When a feature or element is herein referred to as being “on” another feature or element, it can be directly on the other feature or element or intervening features and/or elements may also be present. In contrast, when a feature or element is referred to as being “directly on” another feature or element, there are no intervening features or elements present. It will also be understood that, when a feature or element is referred to as being “connected”, “attached” or “coupled” to another feature or element, it can be directly connected, attached or coupled to the other feature or element or intervening features or elements may be present. In contrast, when a feature or element is referred to as being “directly connected”, “directly attached” or “directly coupled” to another feature or element, there are no intervening features or elements present. Although described or shown with respect to one embodiment, the features and elements so described or shown can apply to other embodiments. It will also be appreciated by those of skill in the art that references to a structure or feature that is disposed “adjacent” another feature may have portions that overlap or underlie the adjacent feature.

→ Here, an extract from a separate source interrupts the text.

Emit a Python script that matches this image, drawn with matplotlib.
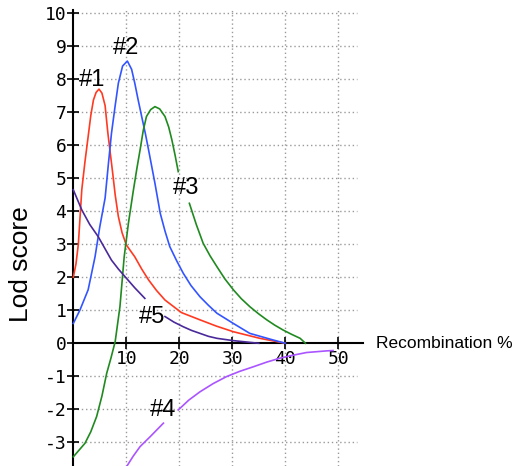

Spatially relative terms, such as “under”, “below”, “lower”, “over”, “upper”, “above”, “behind”, “in front of”, and the like, may be used herein for ease of description to describe one element or feature's relationship to another element(s) or feature(s) as illustrated in the figures. It will be understood that the spatially relative terms are intended to encompass different orientations of the device in use or operation in addition to the orientation depicted in the figures. For example, if a device in the figures is inverted, elements described as “under” or “beneath” other elements or features would then be oriented “over” the other elements or features. Thus, the exemplary term “under” can encompass both an orientation of over and under. The device may be otherwise oriented (rotated 90 degrees or at other orientations) and the spatially relative descriptors used herein interpreted accordingly. Similarly, the terms “upwardly”, “downwardly”, “vertical”, “horizontal”, “lateral”, “transverse”, “longitudinal”, and the like are used herein for the purpose of explanation only unless specifically indicated otherwise.

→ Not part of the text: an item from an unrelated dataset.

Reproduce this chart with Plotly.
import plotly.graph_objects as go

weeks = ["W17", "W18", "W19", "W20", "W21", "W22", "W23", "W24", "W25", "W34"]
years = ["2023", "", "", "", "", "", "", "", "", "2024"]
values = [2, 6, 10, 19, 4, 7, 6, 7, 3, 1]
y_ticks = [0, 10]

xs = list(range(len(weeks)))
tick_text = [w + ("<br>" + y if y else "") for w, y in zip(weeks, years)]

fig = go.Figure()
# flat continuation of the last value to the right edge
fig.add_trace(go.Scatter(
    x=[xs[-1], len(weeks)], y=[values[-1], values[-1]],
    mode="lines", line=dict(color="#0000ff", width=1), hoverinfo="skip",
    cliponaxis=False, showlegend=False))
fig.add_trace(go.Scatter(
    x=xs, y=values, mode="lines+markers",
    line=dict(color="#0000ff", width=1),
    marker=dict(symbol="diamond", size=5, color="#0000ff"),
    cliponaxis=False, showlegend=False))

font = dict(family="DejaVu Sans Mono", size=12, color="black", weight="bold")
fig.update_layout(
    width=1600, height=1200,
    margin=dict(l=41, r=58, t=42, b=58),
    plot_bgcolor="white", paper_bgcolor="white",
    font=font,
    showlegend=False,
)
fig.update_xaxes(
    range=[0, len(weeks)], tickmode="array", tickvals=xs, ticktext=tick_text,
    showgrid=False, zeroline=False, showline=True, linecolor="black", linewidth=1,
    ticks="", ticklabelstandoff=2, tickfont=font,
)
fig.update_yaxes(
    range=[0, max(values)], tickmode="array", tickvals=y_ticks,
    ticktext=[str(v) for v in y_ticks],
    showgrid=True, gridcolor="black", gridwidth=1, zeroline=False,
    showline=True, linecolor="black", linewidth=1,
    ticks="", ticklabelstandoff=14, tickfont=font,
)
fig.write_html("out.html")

Although the terms “first” and “second” may be used herein to describe various features/elements, these features/elements should not be limited by these terms, unless the context indicates otherwise. These terms may be used to distinguish one feature/element from another feature/element. Thus, a first feature/element discussed herein could be termed a second feature/element, and similarly, a second feature/element discussed herein could be termed a first feature/element without departing from the teachings of the present invention.

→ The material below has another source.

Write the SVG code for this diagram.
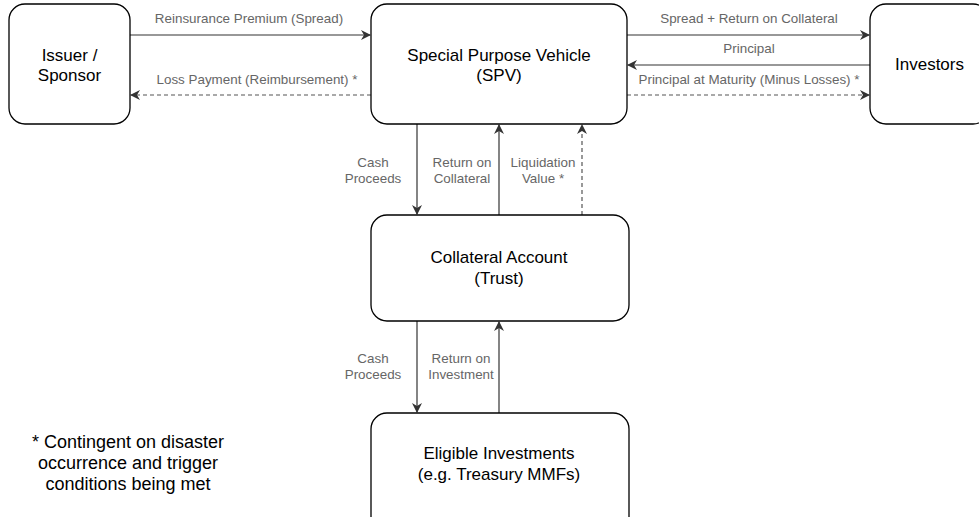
<svg xmlns="http://www.w3.org/2000/svg" width="979" height="517" viewBox="0 0 979 517">
<style>
.node{fill:#fff;stroke:#000;stroke-width:1.3}
.nt{font-family:"Liberation Sans",Arial,sans-serif;font-size:17px;fill:#000;text-anchor:middle}
.fn{font-family:"Liberation Sans",Arial,sans-serif;font-size:18px;fill:#000;text-anchor:middle}
.el{font-family:"Liberation Sans",Arial,sans-serif;font-size:13.4px;fill:#666;text-anchor:middle}
.e{fill:none;stroke:#333;stroke-width:1.2}
.d{stroke-dasharray:4 3;stroke:#555}
</style>
<defs>
<marker id="ar" viewBox="0 0 10 10" refX="9" refY="5" markerWidth="10" markerHeight="10" markerUnits="userSpaceOnUse" orient="auto">
<path d="M0,0 L10,5 L0,10 L3,5 Z" fill="#333"/>
</marker>
</defs>
<rect width="979" height="517" fill="#fff"/>
<g id="connectors">
<path class="e" d="M130,35 H370" marker-end="url(#ar)"/>
<path class="e d" d="M371,95 H131" marker-end="url(#ar)"/>
<path class="e" d="M627,35 H869" marker-end="url(#ar)"/>
<path class="e" d="M870,65 H628" marker-end="url(#ar)"/>
<path class="e d" d="M627,95 H869" marker-end="url(#ar)"/>
<path class="e" d="M417,124 V214" marker-end="url(#ar)"/>
<path class="e" d="M499,215 V125" marker-end="url(#ar)"/>
<path class="e d" d="M582,215 V125" marker-end="url(#ar)"/>
<path class="e" d="M417,321 V412" marker-end="url(#ar)"/>
<path class="e" d="M499,413 V322" marker-end="url(#ar)"/>
<text class="el" x="249" y="23">Reinsurance Premium (Spread)</text>
<text class="el" x="257" y="84">Loss Payment (Reimbursement) *</text>
<text class="el" x="749" y="23">Spread + Return on Collateral</text>
<text class="el" x="749" y="53">Principal</text>
<text class="el" x="749" y="84">Principal at Maturity (Minus Losses) *</text>
<text class="el" x="373" y="167">Cash</text>
<text class="el" x="373" y="183">Proceeds</text>
<text class="el" x="462" y="167">Return on</text>
<text class="el" x="462" y="183">Collateral</text>
<text class="el" x="543" y="167">Liquidation</text>
<text class="el" x="543" y="183">Value *</text>
<text class="el" x="373" y="363">Cash</text>
<text class="el" x="373" y="379">Proceeds</text>
<text class="el" x="461" y="363">Return on</text>
<text class="el" x="461" y="379">Investment</text>
</g>
<g id="issuer">
<rect class="node" x="9" y="4" width="121" height="120" rx="16"/>
<text class="nt" x="69.5" y="61">Issuer /</text>
<text class="nt" x="69.5" y="81">Sponsor</text>
</g>
<g id="spv">
<rect class="node" x="371" y="4" width="256" height="120" rx="16"/>
<text class="nt" x="499" y="61">Special Purpose Vehicle</text>
<text class="nt" x="499" y="81">(SPV)</text>
</g>
<g id="investors">
<rect class="node" x="870" y="4" width="119" height="120" rx="16"/>
<text class="nt" x="929.5" y="70">Investors</text>
</g>
<g id="collateral">
<rect class="node" x="371" y="215" width="258" height="106" rx="16"/>
<text class="nt" x="499" y="263">Collateral Account</text>
<text class="nt" x="499" y="284">(Trust)</text>
</g>
<g id="eligible">
<rect class="node" x="371" y="413" width="258" height="120" rx="16"/>
<text class="nt" x="499" y="459">Eligible Investments</text>
<text class="nt" x="499" y="480">(e.g. Treasury MMFs)</text>
</g>
<g id="footnote">
<text class="fn" x="128" y="448">* Contingent on disaster</text>
<text class="fn" x="128" y="469">occurrence and trigger</text>
<text class="fn" x="128" y="490">conditions being met</text>
</g>
</svg>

An embodiment is an implementation or example of the present disclosure. Reference in the specification to “an embodiment,” “one embodiment,” “some embodiments,” “one particular embodiment,” “an exemplary embodiment,” or “other embodiments,” or the like, means that a particular feature, structure, or characteristic described in connection with the embodiments is included in at least some embodiments, but not necessarily all embodiments, of the invention. The various appearances “an embodiment,” “one embodiment,” “some embodiments,” “one particular embodiment,” “an exemplary embodiment,” or “other embodiments,” or the like, are not necessarily all referring to the same embodiments.
If this specification states a component, feature, structure, or characteristic “may”, “might”, or “could” be included, that particular component, feature, structure, or characteristic is not required to be included. If the specification or claim refers to “a” or “an” element, that does not mean there is only one of the element. If the specification or claims refer to “an additional” element, that does not preclude there being more than one of the additional element.
As used herein in the specification and claims, including as used in the examples and unless otherwise expressly specified, all numbers may be read as if prefaced by the word “about” or “approximately,” even if the term does not expressly appear. The phrase “about” or “approximately” may be used when describing magnitude and/or position to indicate that the value and/or position described is within a reasonable expected range of values and/or positions. For example, a numeric value may have a value that is +/−0.1% of the stated value (or range of values), +/−1% of the stated value (or range of values), +/−2% of the stated value (or range of values), +/−5% of the stated value (or range of values), +/−10% of the stated value (or range of values), etc. Any numerical range recited herein is intended to include all sub-ranges subsumed therein.
Additionally, the method of performing the present disclosure may occur in a sequence different than those described herein. Accordingly, no sequence of the method should be read as a limitation unless explicitly stated. It is recognizable that performing some of the steps of the method in a different order could achieve a similar result.
In the claims, as well as in the specification above, all transitional phrases such as “comprising,” “including,” “carrying,” “having,” “containing,” “involving,” “holding,” “composed of,” and the like are to be understood to be open-ended, i.e., to mean including but not limited to. Only the transitional phrases “consisting of” and “consisting essentially of” shall be closed or semi-closed transitional phrases, respectively, as set forth in the United States Patent Office Manual of Patent Examining Procedures.
To the extent that the present disclosure has utilized the term “invention” in various titles or sections of this specification, this term was included as required by the formatting requirements of word document submissions pursuant the guidelines/requirements of the United States Patent and Trademark Office and shall not, in any manner, be considered a disavowal of any subject matter.
In the foregoing description, certain terms have been used for brevity, clearness, and understanding. No unnecessary limitations are to be implied therefrom beyond the requirement of the prior art because such terms are used for descriptive purposes and are intended to be broadly construed.
Moreover, the description and illustration of various embodiments of the disclosure are examples and the disclosure is not limited to the exact details shown or described.